ARTIGO
O Brasil e a sombra do narco-estado: quando o crime veste a farda da empresa
O crime organizado, em sua essência mais perversa, não prospera no vácuo

Avanço dessas organizações só é possível com algum grau de apoio, proteção ou, no mínimo, uma leniência estatal conveniente | Foto: Agência Brasil
Quando uma facção criminosa não apenas domina territórios, mas opera como uma sofisticada rede de franquias, erguendo empreendimentos e movimentando cifras bilionárias, a linha que separa o crime da economia formal se torna perigosamente tênue. A imagem que circula nas redes sociais, descrevendo a atuação de grupos criminosos com a desenvoltura de grandes corporações, é mais do que um alerta: é um espelho cruel da realidade brasileira, que nos força a questionar a profundidade da infiltração do poder paralelo em nosso tecido social e estatal.

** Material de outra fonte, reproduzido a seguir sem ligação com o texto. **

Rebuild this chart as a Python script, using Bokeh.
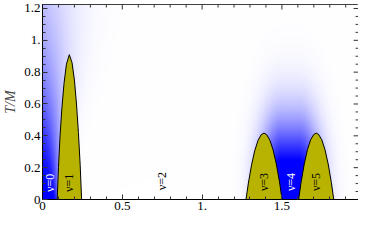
import numpy as np
from bokeh.plotting import figure
from bokeh.models import Range1d, FixedTicker, ColumnDataSource, Label
from bokeh.core.properties import value
from bokeh.embed import file_html
from bokeh.resources import INLINE

# ---- data -----------------------------------------------------------------
# dome boundaries: mu0/eps_B  vs  T/M
nu1_x = [0.092, 0.100, 0.110, 0.122, 0.135, 0.150, 0.168, 0.185, 0.200, 0.213, 0.225, 0.236, 0.245]
nu1_t = [0.0, 0.20, 0.40, 0.58, 0.73, 0.85, 0.91, 0.86, 0.75, 0.60, 0.42, 0.22, 0.0]

nu3_x = [1.275, 1.290, 1.310, 1.330, 1.350, 1.370, 1.388, 1.405, 1.425, 1.445, 1.465, 1.485, 1.501]
nu3_t = [0.0, 0.103, 0.218, 0.307, 0.370, 0.407, 0.417, 0.407, 0.372, 0.311, 0.223, 0.110, 0.0]

nu5_x = [1.605, 1.620, 1.640, 1.660, 1.680, 1.700, 1.715, 1.730, 1.750, 1.770, 1.790, 1.810, 1.825]
nu5_t = [0.0, 0.106, 0.223, 0.313, 0.375, 0.409, 0.417, 0.409, 0.375, 0.313, 0.223, 0.106, 0.0]

# blue (gapped) regions at T = 0
nu0_edge = 0.092
nu4_left = 1.501
nu4_right = 1.605

label_x = [0.050, 0.166, 0.748, 1.385, 1.556, 1.712]
label_t = [0.105, 0.105, 0.115, 0.110, 0.110, 0.110]
label_text = ["ν=0", "ν=1", "ν=2", "ν=3", "ν=4", "ν=5"]
label_color = ["white", "black", "black", "black", "white", "black"]

x_ticks = [0, 0.5, 1.0, 1.5]
x_tick_labels = ["0", "0.5", "1.", "1.5"]
y_ticks = [0, 0.2, 0.4, 0.6, 0.8, 1.0, 1.2]
y_tick_labels = ["0", "0.2", "0.4", "0.6", "0.8", "1.", "1.2"]

X_MAX = 1.98
Y_MAX = 1.225
OLIVE = "#b7b300"
SERIF = "Liberation Serif"

# ---- blue glow image ---------------------------------------------------------
gx = np.linspace(0, X_MAX, 500)
gt = np.linspace(0, Y_MAX, 320)
X, T = np.meshgrid(gx, gt)
w0 = 0.006 + 0.07 * T
I0 = 1.0 / (1.0 + (T / 0.9) ** 2) / (1.0 + np.exp(np.clip((X - nu0_edge) / w0, -50, 50)))
c4 = 0.5 * (nu4_left + nu4_right)
h4 = 0.5 * (nu4_right - nu4_left)
dx4 = np.maximum(np.abs(X - c4) - h4, 0.0)
I4 = np.minimum(1.0, 1.35 * np.exp(-(dx4 / 0.13) ** 2 - (T / 0.45) ** 2))
I = np.clip(np.maximum(I0, I4), 0, 1)

img = np.empty(X.shape, dtype=np.uint32)
view = img.view(dtype=np.uint8).reshape(X.shape + (4,))
view[..., 0] = (255 * (1 - I)).astype(np.uint8)
view[..., 1] = (255 * (1 - I)).astype(np.uint8)
view[..., 2] = 255
view[..., 3] = 255

# ---- figure ------------------------------------------------------------------
p = figure(width=358, height=227, output_backend="svg", toolbar_location=None,
           x_range=Range1d(0, X_MAX), y_range=Range1d(0, Y_MAX),
           min_border_left=35, min_border_right=0, min_border_top=4, min_border_bottom=28)
p.grid.visible = False
p.outline_line_color = "black"
p.outline_line_width = 1
p.background_fill_color = "white"

p.image_rgba(image=[img], x=0, y=0, dw=X_MAX, dh=Y_MAX)

for xs, ts in [(nu1_x, nu1_t), (nu3_x, nu3_t), (nu5_x, nu5_t)]:
    p.patch(xs, ts, fill_color=OLIVE, line_color="black", line_width=1)

src = ColumnDataSource(dict(x=label_x, t=label_t, text=label_text, color=label_color))
p.text(x="x", y="t", text="text", source=src, angle=np.pi / 2, text_color="color",
       text_font=value(SERIF), text_font_size="12px", text_align="center",
       text_baseline="middle")

x_minor = [round(v, 2) for v in np.arange(0, 2.0, 0.1)]
y_minor = [round(v, 2) for v in np.arange(0, 1.25, 0.05)]

for ax in (p.xaxis[0], p.yaxis[0]):
    ax.major_tick_in = 5
    ax.major_tick_out = 0
    ax.minor_tick_in = 3
    ax.minor_tick_out = 0
    ax.axis_line_color = "black"
    ax.major_tick_line_color = "#333333"
    ax.minor_tick_line_color = "#333333"
    ax.major_label_text_font = SERIF
    ax.major_label_text_font_size = "13px"
    ax.major_label_text_color = "black"
    ax.major_label_standoff = 2

p.xaxis.ticker = FixedTicker(ticks=x_ticks, minor_ticks=x_minor)
p.xaxis.major_label_overrides = dict(zip(x_ticks, x_tick_labels))
p.yaxis.ticker = FixedTicker(ticks=y_ticks, minor_ticks=y_minor)
p.yaxis.major_label_overrides = dict(zip(y_ticks, y_tick_labels))
p.yaxis.axis_label = "T/M"
p.yaxis.axis_label_text_font = SERIF
p.yaxis.axis_label_text_font_style = "italic"
p.yaxis.axis_label_text_font_size = "14px"
p.yaxis.axis_label_standoff = 3

# mirrored ticks on the top and right frame edges (from the tick lists)
px_x = X_MAX / 323.0   # data units per pixel
px_y = Y_MAX / 195.0
xt_all = [v for v in x_minor if v <= X_MAX]
xt_len = [5 if v in x_ticks else 3 for v in xt_all]
p.segment(x0=xt_all, x1=xt_all, y0=[Y_MAX] * len(xt_all),
          y1=[Y_MAX - l * px_y for l in xt_len], line_color="#333333", line_width=1)
yt_all = [v for v in y_minor if v <= Y_MAX]
yt_len = [5 if v in y_ticks else 3 for v in yt_all]
p.segment(x0=[X_MAX] * len(yt_all), x1=[X_MAX - l * px_x for l in yt_len],
          y0=yt_all, y1=yt_all, line_color="#333333", line_width=1)

# x axis label  μ0/ϵB  with subscript B
p.add_layout(Label(x=0.875, y=-0.075, text="μ₀/ϵ", text_font=SERIF,
                   text_font_style="italic", text_font_size="13px",
                   text_baseline="top", text_align="left"))
p.add_layout(Label(x=1.012, y=-0.103, text="B", text_font=SERIF,
                   text_font_style="italic", text_font_size="9px",
                   text_baseline="top", text_align="left"))

open("out.html", "w").write(file_html(p, INLINE))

O crime organizado, em sua essência mais perversa, não prospera no vácuo. Ele se enraíza e se expande nas fissuras de um Estado que, por ação ou omissão, permite sua ascensão. A tese é clara e incômoda: o avanço dessas organizações só é possível com algum grau de apoio, proteção ou, no mínimo, uma leniência estatal conveniente. A corrupção emerge, então, como o elo mais frágil e, ao mesmo tempo, mais resistente dessa cadeia. Políticos, policiais e membros do judiciário, cooptados ou intimidados, podem se tornar peças fundamentais em um esquema que garante a proteção do tráfico de drogas, armas e pessoas, além da lavagem de dinheiro que alimenta essa máquina perversa. O contraste com nações onde o Estado não transige com o poder criminoso, como os Estados Unidos, onde cartéis são rapidamente desmantelados ao tentar rivalizar com a autoridade, é gritante e doloroso.
A América Latina, infelizmente, oferece um panorama mais sombrio e familiar. Os exemplos da Colômbia e do México servem como um alerta vívido do que acontece quando governos se vendem ou simplesmente fecham os olhos. Nesses cenários, nasce o que se convencionou chamar de narco-estado: uma estrutura onde as instituições governamentais são tão profundamente infiltradas ou controladas por organizações criminosas que a soberania e a capacidade do Estado de exercer suas funções legítimas são comprometidas. A preocupação crescente é que o Brasil, com sua vasta extensão territorial e complexidade social, esteja caminhando para uma versão "disfarçada" ou "velada" desse modelo, onde o crime não apenas existe, mas opera em escala empresarial, protegido por um manto de corrupção e pelo silêncio conveniente de quem deveria combatê-lo.
As consequências dessa realidade são sentidas na pele de milhões de brasileiros. A violência urbana, a perda de controle sobre territórios inteiros, a desconfiança generalizada nas instituições e a erosão do Estado de Direito são apenas a ponta do iceberg. O custo social dessa negação é imenso, manifestando-se na perda de vidas, na destruição de famílias e na perpetuação de um ciclo de medo e impunidade. A frase "a diferença é que aqui muita gente finge que não vê" ressoa com uma verdade amarga, apontando para uma cumplicidade coletiva que, por inação ou desinteresse, permite que o poder paralelo continue a corroer as bases da nossa democracia.
É imperativo que a sociedade brasileira e suas lideranças enfrentem essa realidade com a seriedade e a urgência que ela exige. A luta contra o crime organizado e a prevenção de um narco-estado, mesmo que disfarçado, demandam uma ação coordenada, transparente e implacável. Não se trata apenas de combater criminosos, mas de resgatar a integridade das instituições e reafirmar a soberania do Estado. Somente assim poderemos despir o crime de sua farda empresarial e garantir que o poder oficial prevaleça sobre o paralelo, antes que o disfarce caia por completo e a verdade se revele em sua forma mais brutal.